The rules state that reporters and photographers must stay within a cordoned-off press area.

The order to enforce the restrictions came from Army officials at the Pentagon, Metzler said.

Metzler said exceptions will be made only if a family directly authorizes that microphones be present at graveside or that a reporter be allowed to join mourners.

"If the family gives direct permission, then of course we will honor their instructions," Metzler told the Post.

Any news coverage of graveside ceremonies at Arlington is allowed only with the family's permission.

In the past, however, print reporters were usually able to discreetly get close enough to hear the eulogy.

"We kind of slipped after 9/11," Metzler noted.

"It concerns me, because you can't understand the true cost of war if you can't see the amputees and the people who have been killed," Steve Robinson, executive director of the National Gulf War Resource Center, a veterans group, told the Post.

"The results of war have to be witnessed at graveside, whether you like it or not," Robinson added.

News of the press restrictions at Arlington National Cemetery follow an earlier move by the Pentagon to enforce another existing rule banning media coverage of the bodies of troops arriving at Dover Air Force Base in Delaware.

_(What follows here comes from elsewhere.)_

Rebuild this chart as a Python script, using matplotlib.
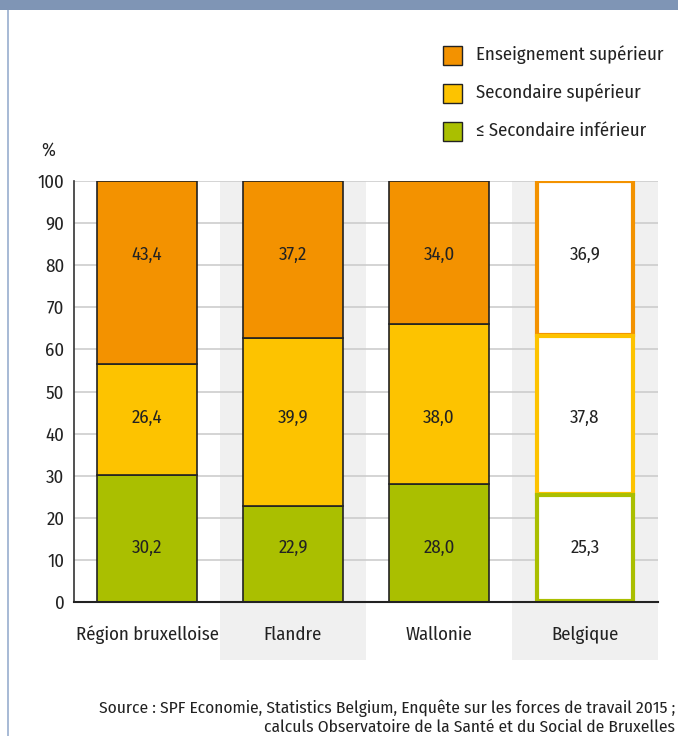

The Dover policy has been in place since the first Gulf War, but it has only been consistently applied since last March. The Dover Air Base is the location of the largest Defense Department mortuary for the remains of soldiers, sailors, airmen and Marines.

As recent as the Afghanistan war, the media covered the arrival of the flag-draped coffins of U.S. soldiers.

In the days just before the Iraq war, the Pentagon ordered the rule be formally observed.

"There will be no arrival ceremonies for, or media coverage of, deceased military personnel returning to or departing from Ramstein (Germany) air base or Dover base, (and) to include interim stops," the Pentagon directive stated, as quoted by wire services.

Defense Department spokeswoman Lt. Col. Cynthia Colin said late last month that the ban on media coverage stems from a respect for the families, "to protect their wishes and privacy during the time of greatest loss and grief."